Wir wollten weg von dieser authentischen Handkamera, die fast schon zwanghaft den Figuren auf die Pelle rückt. Extreme Nahaufnahmen wären over the top gewesen, weil das Thema schon so persönlich ist. Da braucht es mindestens einen räumlichen Abstand. Man muss Laxe auch in einer Halbtotalen sehen, denn nur so lässt sich seine Dr.-Jekyll-und-Mr.-Hyde-Persönlichkeit ins Bild rücken. Die Qualität der DV-Bilder wird außerdem immer besser, früher musste man ja ganz dicht rangehen, um überhaupt etwas zu sehen. Aber natürlich haben sie immer noch etwas Vorläufiges und Flüchtiges, weil sie nicht alles ganz klar in Szene setzen. Deshalb war diese Ästhetik für unseren Ansatz der Annäherung einfach ideal.

Es sind gerade die ruhigen Einstellungen, in denen sich die Dimension von Laxes eruptiven Gewaltexzessen ausbreiten kann. Auch die Musik wird kontrapunktisch zu seinem Verhalten eingesetzt.

Damit der Alltag dieser Gewalt zum Ausdruck kommt, musste ich sie eher beiläufig in Szene setzen. Da ist dieser Balkon mit dem gelben Sonnenschirm, wie es ihn tausendfach im Berliner Märkischen Viertel gibt. Wenn du in so einer Wohnung etwas machst, kommt von nebenan manchmal Musik, die gar nicht zu deiner Tätigkeit passt. Während Laxe zuschlägt, läuft der Song von Chris Whitley einfach weiter. Damit wollte ich zeigen, dass es sich hier nicht um eine Ausnahme handelt, sondern um einen sich wiederholenden Vorgang. Das ist Alltag. Jeder geht ungerührt seinen Weg weiter.

Den Vergleich mit Mike Leigh haben wir schon gezogen. Aber Ihre Art der Arbeit erinnert auch an John Cassavetes.
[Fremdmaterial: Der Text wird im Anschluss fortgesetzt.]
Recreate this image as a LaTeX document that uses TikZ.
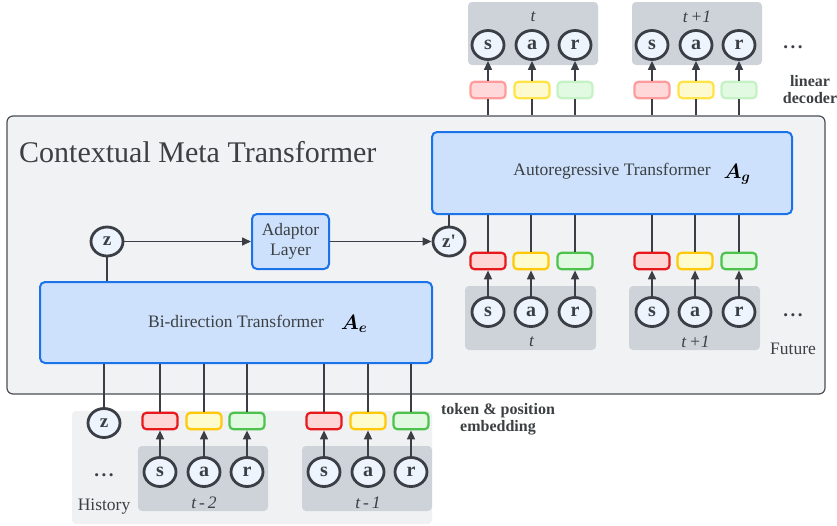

Sie haben erst drei Filme gedreht und wie er schon eine kleine Filmfamilie um sich geschart: den Kameramann Bernd Löhr, den Schauspieler Andreas Schmidt, mit den Produzentinnen Sigrid Hoerner und Anne Leppin haben Sie jetzt die Firma Workshop gegründet.

Ich habe zwei Jahre in dieses Projekt investiert, deshalb wollte ich nicht nur Regisseur und Autor sein, sondern auch Koproduzent. Nicht aus Kontrollzwang, vielmehr wollte ich als Teil des Teams an allen Entscheidungsfragen bis hin zum Vertrieb und Verleih beteiligt sein. Die Produzentin Sigrid Hoerner und Anne Leppin haben quasi die traditionelle Vaterrolle übernommen, sie haben das Haus, das Geld, die Fürsorge gegeben. Ich habe dann dieses Kind gezeugt.